Caching & Artifacts¶

Two related mechanisms help control recomputation and large payload handling: result caching and artifact persistence.

Result Cache¶

Enable per task with cache_ttl (seconds):

@task(cache_ttl=600)
def expensive(x: int) -> int:
    return compute(x)

If a cached entry is present and fresh, the task body is skipped.

Backends¶

Configured via load_config() values: - result_cache = "memory" (default) - result_cache = "filesystem" -> stores pickled (timestamp, value) in path specified by result_cache_path (default .aw_cache).

Cache Key¶

Default key uses function qualname + argument serialization (via a deterministic string builder).
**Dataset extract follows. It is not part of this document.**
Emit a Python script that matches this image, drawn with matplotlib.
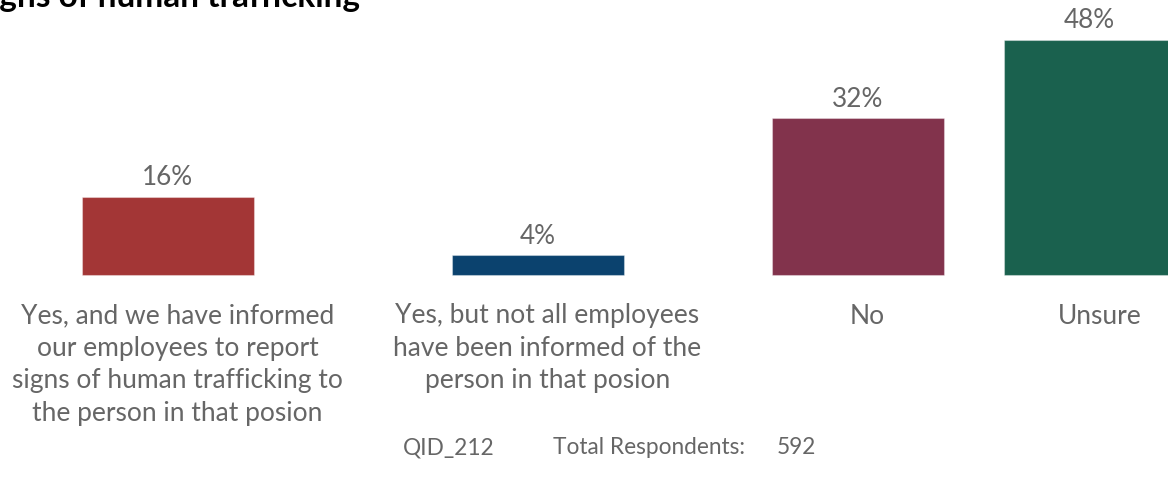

Override with cache_key_fn.

Artifact Persistence¶

For large results, mark task as persist=True:

@task(persist=True)
def produce():
    return {"data": list(range(1000))}

The output becomes an ArtifactRef (lightweight handle). Retrieve the underlying value:

from auto_workflow.artifacts import get_store
val = get_store().get(ref)

Artifact Backends¶

Memory (default)
Filesystem (artifact_store = "filesystem", directory artifact_store_path, default .aw_artifacts)
- Serializer: artifact_serializer = "pickle" (default) or "json" (JSON-serializable values only).
- Security note: Pickle is only safe in trusted environments; prefer json for simple types.
- Implementation writes/reads directly to disk to avoid keeping duplicate in-memory copies in the FS backend.

Choosing Between Cache & Artifact¶

Use Case	Mechanism
Avoid re-running deterministic expensive function	Result Cache
Pass large payload downstream without duplicating in memory	Artifact (persist=True)
Both (skip recompute + offload memory)	persist + cache_ttl